NYC's Newest Bridge to Be Hauled Down River Today

A marine transportation crew prepared Monday to haul a prefabricated, 350-foot-long, 2,400-ton bridge from an upstate Hudson River port to New Jersey before its eventual installation over the Harlem River.

The replacement span for the nearly 110-year-old Willis Avenue Bridge linking Upper Manhattan and the South Bronx was moved early Monday morning onto two barges welded side-by-side and docked at the Port of Coeymans, 10 miles south of Albany.

The new swing bridge is scheduled to depart Tuesday morning for Bayonne, N.J., where it's expected to arrive later Wednesday. It will be docked in Bayonne for a couple weeks before being hauled to its permanent site just south of the existing Willis Avenue Bridge.

Installation of the new bridge is scheduled to begin Aug. 2. Removal of the existing span is set for Sept. 20.

The new bridge was built at the three-year-old, privately owned port. The span rested atop a large, box-shaped steel frame while supported at both ends by towers of scaffolding. On Sunday morning, the bridge and the steel frame were placed onto four separate trailers, each 100 feet long. The trailers slowly transported the span about 1,000 feet to the dock. The move, which involved taking a right turn, took about 40 minutes, according to port spokeswoman Karen Moreau.

Getting 4.8 million pounds of steel the final few yards to the barges required four 50-foot-long steel ramps connecting the vessels' decks to the docks. The move was timed to the peak of high tide for this stretch of the Hudson estuary. The 4½-hour process involved precise measuring of the height of the tide and pumping ballast water through the barges to keep them level with the dock, Moreau said.

"They had to measure, pump, roll," she said.

While the bridge was being inched aboard, U.S. Coast Guard and local police patrol boats closed the river to all traffic to prevent wakes that could throw the load off kilter and risk capsizing the barges.

Other river traffic restrictions and closings will be in place as the bridge makes the 130-mile journey to Bayonne, and again in early August when the bridge is hauled the 15 miles north to the Harlem River. The last leg of the journey will be made via the East River because the load's height, 82 feet from the barges' decks to the span's top crossbeam, is too tall for the bridges over the narrow Harlem River.

All the heavy lifting was carried out by a crew from Mammoet, a Dutch company that that specializes in moving extraordinarily large objects. Its past projects include raising the Russian submarine Kursk after it was sunk by an explosion a decade ago, and transporting the 400-foot-long, 5.5-million pound new Providence River Bridge 12 miles up Rhode Island's Narragansett Bay in August 2006.

Barend Schuring, Mammoet's project manager for the bridge job, said each barge is 180 feet long and, when welded together, have a total width of 108 feet.

"They made a big square out of it," Schuring said.

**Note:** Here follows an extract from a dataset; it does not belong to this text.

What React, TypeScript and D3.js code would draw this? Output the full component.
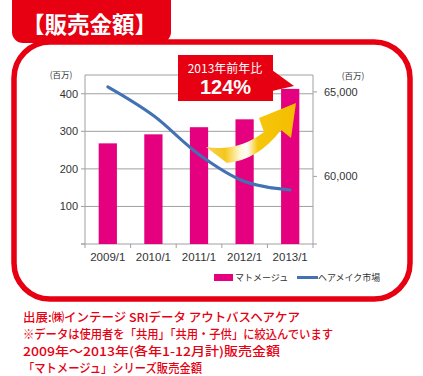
import React from "react";
import * as d3 from "d3";

const categories = ["2009/1", "2010/1", "2011/1", "2012/1", "2013/1"];
const salesValues = [268, 292, 311, 332, 413];
const marketValues = [65300, 63600, 61300, 59700, 59200];
const leftTicks = [0, 100, 200, 300, 400];
const rightTicks = [60000, 65000];
const footnotes = [
  "出展:㈱インテージ SRIデータ アウトバスヘアケア",
  "※データは使用者を「共用」「共用・子供」に絞込んでいます",
  "2009年～2013年(各年1-12月計)販売金額",
  "「マトメージュ」シリーズ販売金額",
];
const footnoteWidths = [277, 310, 257, 179];

const RED = "#e60012";
const PINK = "#e4007f";
const BLUE = "#4272b3";
const GRID = "#a0a0a0";
const LATIN = "'Liberation Sans', Arial, sans-serif";
const JP = "'Noto Sans CJK JP', 'Liberation Sans', sans-serif";

export default function App() {
  const W = 423, H = 376;
  const plot = { left: 85, right: 313, top: 75, bottom: 244 };
  const x = d3.scaleBand<string>().domain(categories).range([plot.left, plot.right]).paddingInner(0.6).paddingOuter(0.3);
  const yL = d3.scaleLinear().domain([0, 450]).range([plot.bottom, plot.top]);
  const yR = d3.scaleLinear().domain([56000, 66000]).range([plot.bottom, plot.top]);
  const cx = (c: string) => (x(c) as number) + x.bandwidth() / 2;
  const line = d3
    .line<number>()
    .x((_, i) => cx(categories[i]))
    .y((d) => yR(d))
    .curve(d3.curveMonotoneX);
  const boundaries = d3.range(categories.length + 1).map((i) => plot.left + i * ((plot.right - plot.left) / categories.length));

  return (
    <svg width={W} height={H} style={{ position: "absolute", left: 0, top: 0, background: "#fff" }}>
      <defs>
        <linearGradient id="arrowGrad" x1="205" y1="0" x2="296" y2="0" gradientUnits="userSpaceOnUse">
          <stop offset="0" stopColor="#f3d35a" />
          <stop offset="0.22" stopColor="#f5c71a" />
          <stop offset="0.38" stopColor="#fff7d0" />
          <stop offset="0.46" stopColor="#ffffff" />
          <stop offset="0.58" stopColor="#f6c60c" />
          <stop offset="1" stopColor="#f5bd00" />
        </linearGradient>
      </defs>
      {/* frame */}
      <rect x={14} y={42} width={396} height={257} rx={36} ry={36} fill="none" stroke={RED} strokeWidth={5.5} />
      <rect x={12} y={-12} width={159} height={55} rx={11} ry={11} fill={RED} />
      <text x={22} y={23} fill="#fff" fontFamily={JP} fontWeight={700} fontSize={22.5} dominantBaseline="central">
        【販売金額】
      </text>

      {/* gridlines */}
      {[...leftTicks.slice(1), 450].map((t) => (
        <line key={t} x1={plot.left} x2={plot.right} y1={yL(t)} y2={yL(t)} stroke={GRID} strokeWidth={1} />
      ))}
      {/* axes */}
      <line x1={plot.left} x2={plot.left} y1={plot.top} y2={plot.bottom} stroke={GRID} />
      <line x1={plot.right} x2={plot.right} y1={plot.top} y2={plot.bottom} stroke={GRID} />
      <line x1={plot.left - 4} x2={plot.right + 4} y1={plot.bottom} y2={plot.bottom} stroke={GRID} />
      {leftTicks.map((t) => (
        <g key={t}>
          <line x1={plot.left - 4} x2={plot.left} y1={yL(t)} y2={yL(t)} stroke={GRID} />
          {t > 0 && (
            <text x={78} y={yL(t)} textAnchor="end" dominantBaseline="central" fontFamily={LATIN} fontSize={11} fill="#333">
              {t}
            </text>
          )}
        </g>
      ))}
      {rightTicks.map((t) => (
        <g key={t}>
          <line x1={plot.right} x2={plot.right + 4} y1={yR(t)} y2={yR(t)} stroke={GRID} />
          <text x={324} y={yR(t)} dominantBaseline="central" fontFamily={LATIN} fontSize={11} fill="#333">
            {d3.format(",")(t)}
          </text>
        </g>
      ))}
      {boundaries.map((b, i) => (
        <line key={i} x1={b} x2={b} y1={plot.bottom} y2={plot.bottom + 4} stroke={GRID} />
      ))}
      <text x={61} y={74} textAnchor="middle" dominantBaseline="central" fontFamily={JP} fontSize={8.5} fill="#333">(百万)</text>
      <text x={353} y={75} textAnchor="middle" dominantBaseline="central" fontFamily={JP} fontSize={8.5} fill="#333">(百万)</text>

      {/* bars */}
      {categories.map((c, i) => (
        <rect key={c} x={x(c)} y={yL(salesValues[i])} width={x.bandwidth()} height={yL(0) - yL(salesValues[i])} fill={PINK} />
      ))}
      {/* line */}
      <path d={line(marketValues) || ""} fill="none" stroke={BLUE} strokeWidth={3} strokeLinecap="round" />

      {/* x labels */}
      {categories.map((c) => (
        <text key={c} x={cx(c)} y={257} textAnchor="middle" dominantBaseline="central" fontFamily={LATIN} fontSize={11.5} fill="#333">
          {c}
        </text>
      ))}

      {/* arrow */}
      <path
        d="M206,147 Q238,152 264,132 L259,118 L296,103 L291,138 L281,130 Q258,160 227,163 Z"
        fill="url(#arrowGrad)"
      />

      {/* callout */}
      <rect x={178} y={55} width={95} height={46} fill={RED} />
      <polygon points="272,70 294,86 272,91" fill={RED} />
      <text x={225} y={67.5} textAnchor="middle" dominantBaseline="central" fill="#fff" fontFamily={JP} fontSize={12}>
        2013年前年比
      </text>
      <text x={225.5} y={94} textAnchor="middle" fill="#fff" fontFamily={LATIN} fontWeight={700} fontSize={20}>
        124%
      </text>

      {/* legend */}
      <rect x={214} y={274} width={19} height={7} fill={PINK} />
      <text x={235} y={277} dominantBaseline="central" fontFamily={JP} fontSize={9} fill="#333">マトメージュ</text>
      <line x1={297} x2={318} y1={277.5} y2={277.5} stroke={BLUE} strokeWidth={3} />
      <text x={318} y={277} dominantBaseline="central" fontFamily={JP} fontSize={9} fill="#333">ヘアメイク市場</text>

      {/* footnotes */}
      {footnotes.map((f, i) => (
        <text
          key={i}
          x={23}
          y={317 + i * 17}
          dominantBaseline="central"
          fontFamily={JP}
          fontWeight={500}
          fontSize={12.3}
          fill={RED}
          textLength={footnoteWidths[i]}
          lengthAdjust="spacingAndGlyphs"
        >
          {f}
        </text>
      ))}
    </svg>
  );
}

A crew from Weeks Marine Inc. is handling the bridge transportation in a joint venture with the Kiewit Corp., the Omaha, Neb.-based construction company contracted by New York City for the $612 million bridge replacement project.

The new bridge will replace a span that opened in 1901 and carries more than 70,000 vehicles a day. The existing bridge will remain open to traffic as the new span is being floated into place atop foundations and piers.

The project is scheduled for completion in December 2012.